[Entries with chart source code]

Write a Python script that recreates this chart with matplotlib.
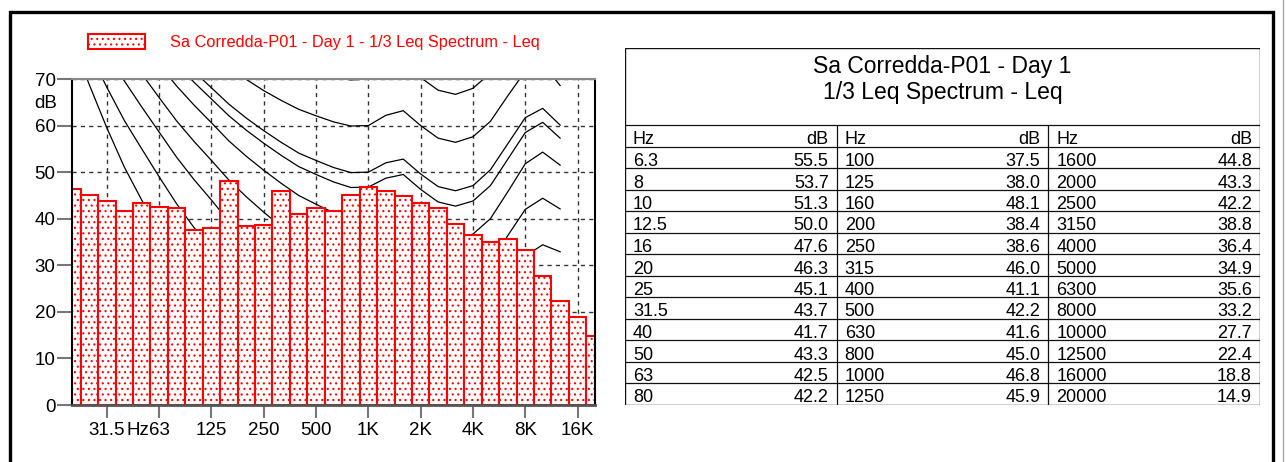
import numpy as np
import matplotlib
matplotlib.use('Agg')
from matplotlib import pyplot as plt
from matplotlib.patches import Rectangle
from matplotlib.lines import Line2D

plt.rcParams['font.family'] = ['Liberation Sans', 'DejaVu Sans']
plt.rcParams['hatch.linewidth'] = 0.8

# 1/3 octave bands and measured Leq (dB).
BANDS = ['6.3', '8', '10', '12.5', '16', '20', '25', '31.5', '40', '50', '63', '80',
         '100', '125', '160', '200', '250', '315', '400', '500', '630', '800', '1000', '1250',
         '1600', '2000', '2500', '3150', '4000', '5000', '6300', '8000', '10000', '12500',
         '16000', '20000']
LEQ = [55.5, 53.7, 51.3, 50.0, 47.6, 46.3, 45.1, 43.7, 41.7, 43.3, 42.5, 42.2,
       37.5, 38.0, 48.1, 38.4, 38.6, 46.0, 41.1, 42.2, 41.6, 45.0, 46.8, 45.9,
       44.8, 43.3, 42.2, 38.8, 36.4, 34.9, 35.6, 33.2, 27.7, 22.4, 18.8, 14.9]

# Axis ticks (band index -> label).
TICK_BANDS = ['31.5', '63', '125', '250', '500', '1000', '2000', '4000', '8000', '16000']
TICK_LABELS = ['31.5', '63', '125', '250', '500', '1K', '2K', '4K', '8K', '16K']

# Equal loudness contours, 20 Hz .. 12.5 kHz.
CONTOUR_BANDS = BANDS[5:34]
PHON_0 = [78.5, 68.7, 59.5, 51.1, 44.0, 37.5, 31.5, 26.5, 22.1, 17.9, 14.4, 11.4, 8.6, 6.2, 4.4,
          3.0, 2.2, 2.4, 3.5, 1.7, -1.3, -4.2, -6.0, -5.4, -1.5, 6.0, 12.6, 13.9, 12.3]
PHON_10 = [83.8, 75.8, 68.2, 61.1, 55.0, 49.0, 43.2, 38.1, 33.5, 28.8, 24.8, 21.3, 18.1, 15.1, 13.0,
           11.2, 10.0, 10.0, 11.3, 10.4, 7.3, 4.5, 3.0, 4.0, 7.5, 14.3, 20.4, 21.4, 18.6]
PHON_20 = [89.6, 82.7, 76.0, 69.6, 64.0, 58.6, 53.2, 48.4, 44.0, 39.4, 35.5, 31.9, 28.4, 25.3, 23.0,
           21.4, 20.3, 20.0, 21.6, 21.1, 18.5, 15.8, 15.1, 16.4, 20.1, 26.4, 32.0, 34.4, 32.9]
PHON_30 = [94.8, 88.4, 82.2, 76.3, 71.1, 66.0, 61.0, 56.6, 52.5, 48.3, 44.7, 41.4, 38.3, 35.4, 33.3,
           31.6, 30.5, 30.0, 31.9, 31.9, 28.9, 26.3, 25.5, 26.6, 30.3, 36.4, 42.0, 44.4, 42.1]
PHON_40 = [99.9, 93.9, 88.2, 82.6, 77.8, 73.1, 68.5, 64.4, 60.6, 56.7, 53.4, 50.4, 47.6, 45.0, 43.1,
           41.3, 40.1, 40.0, 41.8, 42.5, 39.2, 36.5, 35.6, 36.7, 40.0, 45.8, 51.8, 54.3, 51.5]
PHON_LN = [103.2, 97.5, 91.9, 86.6, 81.9, 77.5, 73.2, 69.3, 65.7, 62.1, 59.0, 56.2, 53.6, 51.2, 49.5,
           47.9, 46.7, 46.8, 48.7, 49.5, 46.3, 43.6, 42.7, 43.8, 47.1, 52.8, 58.5, 60.7, 57.3]
PHON_50 = [104.8, 99.2, 93.7, 88.5, 83.9, 79.6, 75.4, 71.6, 68.1, 64.6, 61.6, 58.9, 56.4, 54.1, 52.5,
           51.0, 49.9, 50.0, 52.0, 52.8, 49.6, 46.9, 46.0, 47.1, 50.5, 56.1, 61.7, 63.7, 60.1]
PHON_60 = [109.5, 104.2, 99.1, 94.2, 90.0, 85.9, 82.1, 78.7, 75.6, 72.5, 69.9, 67.5, 65.4, 63.5, 62.1,
           60.8, 59.9, 60.0, 62.2, 63.2, 60.0, 57.3, 56.4, 57.6, 60.9, 66.4, 71.7, 73.2, 68.6]
PHON_70 = [114.3, 109.2, 104.4, 99.8, 95.8, 92.2, 88.6, 85.6, 82.8, 80.1, 77.9, 75.9, 74.1, 72.6, 71.5,
           70.5, 69.8, 70.0, 72.3, 73.5, 70.3, 67.6, 66.7, 68.0, 71.3, 76.8, 81.8, 82.8, 77.2]
CONTOURS = [PHON_0, PHON_10, PHON_20, PHON_30, PHON_40, PHON_LN, PHON_50, PHON_60, PHON_70]

TITLE = 'Sa Corredda-P01 - Day 1'
SUBTITLE = '1/3 Leq Spectrum - Leq'

W, H = 1286, 462
fig = plt.figure(figsize=(W / 100, H / 100), dpi=100)

# Page frame.
fig.add_artist(Rectangle((10 / W, -0.2), (1273 - 10) / W, 1.2 - 12 / H, transform=fig.transFigure,
                         fill=False, edgecolor='black', linewidth=2.4))
fig.add_artist(Line2D([1283 / W, 1283 / W], [0, 1], transform=fig.transFigure, color='#aaaaaa', lw=1))

# ---- Spectrum plot ----
ax = fig.add_axes([72 / W, 1 - 405 / H, (595 - 72) / W, (405 - 79) / H])
pos = np.arange(len(BANDS))
ax.bar(pos, LEQ, width=1.0, color='white', edgecolor='red', linewidth=1.5, hatch='...',
       zorder=3, label=f'{TITLE} - {SUBTITLE}')

cpos = [BANDS.index(b) for b in CONTOUR_BANDS]
for curve in CONTOURS:
    ax.plot(cpos, curve, color='black', lw=0.9, zorder=2)

ax.set_xlim(BANDS.index('20'), BANDS.index('20000'))
ax.set_ylim(0, 70)
ax.set_yticks(np.arange(0, 71, 10))
ax.set_xticks([BANDS.index(b) for b in TICK_BANDS], labels=TICK_LABELS)
ax.set_xticks([BANDS.index('31.5') + 1.75], labels=['Hz'], minor=True)
ax.set_axisbelow(True)
ax.grid(True, which='major', linestyle=(0, (3, 3)), color='#333333', lw=1.0)

ax.tick_params(axis='y', length=10.8, width=1.5, color='#777777', pad=1, labelsize=13.5)
ax.tick_params(axis='x', which='major', length=9.4, width=1.5, color='#777777', pad=3,
               labelsize=13.5)
ax.tick_params(axis='x', which='minor', length=0, pad=12.4, labelsize=13.5)

for side in ['left', 'right']:
    ax.spines[side].set_color('black')
    ax.spines[side].set_linewidth(1.5)
ax.spines['top'].set_color('#888888')
ax.spines['top'].set_linewidth(1.5)
ax.spines['bottom'].set_color('#555555')
ax.spines['bottom'].set_linewidth(2)
for sp in ax.spines.values():
    sp.set_zorder(4)

ax.annotate('dB', xy=(0, 64.8), xycoords=('axes fraction', 'data'), xytext=(-15, 0),
            textcoords='offset pixels', ha='right', va='center', fontsize=13.5)

fig.legend(loc='center left', bbox_to_anchor=(88 / W, 1 - 42 / H), frameon=False,
           handlelength=3.5, handleheight=1.0, handletextpad=1.5, borderpad=0,
           borderaxespad=0, fontsize=11.8, labelcolor='red')

# ---- Table ----
tx0, tx1, ty0, ty1 = 625, 1260, 48, 405
tab = fig.add_axes([tx0 / W, 1 - ty1 / H, (tx1 - tx0) / W, (ty1 - ty0) / H])
tab.set_xlim(0, tx1 - tx0)
tab.set_ylim(ty1 - ty0, 0)
tab.axis('off')

tw = tx1 - tx0
head = 77
row_h = 21.5
n_rows = 12
group_w = tw / 3
lc = '#111111'

tab.add_patch(Rectangle((0, 0), tw, ty1 - ty0, fill=False, edgecolor=lc, lw=1.0))
tab.hlines([head + row_h * k for k in range(n_rows + 1)], 0, tw, color=lc, lw=0.9)
tab.vlines([group_w, 2 * group_w], head, ty1 - ty0, color=lc, lw=0.9)

tab.text(tw / 2, 18, TITLE, ha='center', va='center', fontsize=16.5)
tab.text(tw / 2, 44, SUBTITLE, ha='center', va='center', fontsize=16.5)

tfont = dict(fontsize=13)
for g in range(3):
    gx = g * group_w
    base = head + row_h - 3
    tab.text(gx + 8, base, 'Hz', ha='left', va='baseline', **tfont)
    tab.text(gx + group_w - 8, base, 'dB', ha='right', va='baseline', **tfont)
    for r in range(n_rows):
        idx = g * n_rows + r
        base = head + row_h * (r + 2) - 2
        tab.text(gx + 8, base, BANDS[idx], ha='left', va='baseline', **tfont)
        tab.text(gx + group_w - 8, base, f'{LEQ[idx]:.1f}', ha='right', va='baseline', **tfont)

plt.savefig('out.png', dpi=100)
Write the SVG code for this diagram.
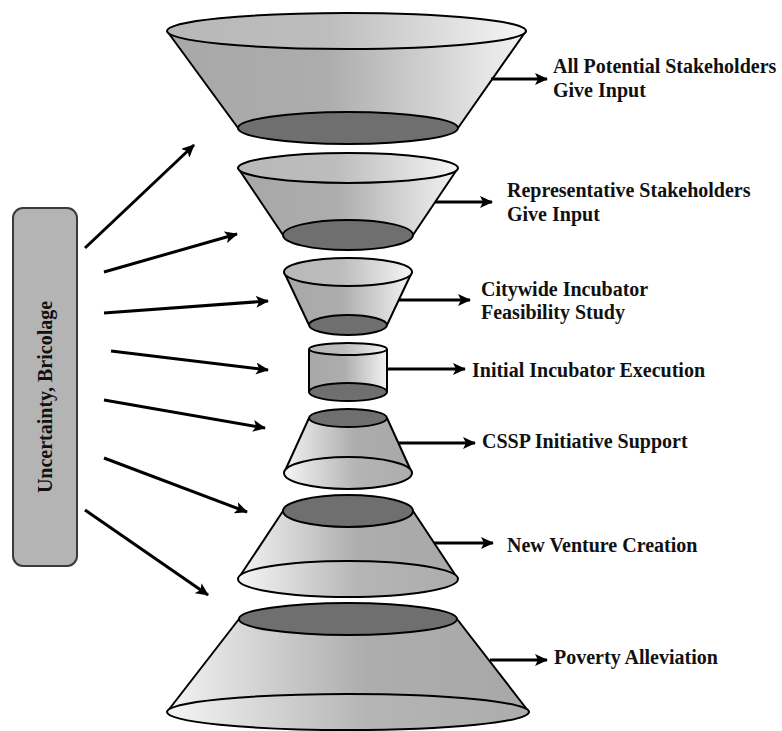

- _WHAT YOU WILL DO_:
Pictures stay out. Repeat only the lines from the beginning of the data through the line that has "from matplotlib.lines import Line2D".

- _TASK ANSWER_:
Write a Python script that recreates this chart with matplotlib.
import numpy as np
import matplotlib
matplotlib.use('Agg')
from matplotlib import pyplot as plt
from matplotlib.patches import Rectangle
from matplotlib.lines import Line2D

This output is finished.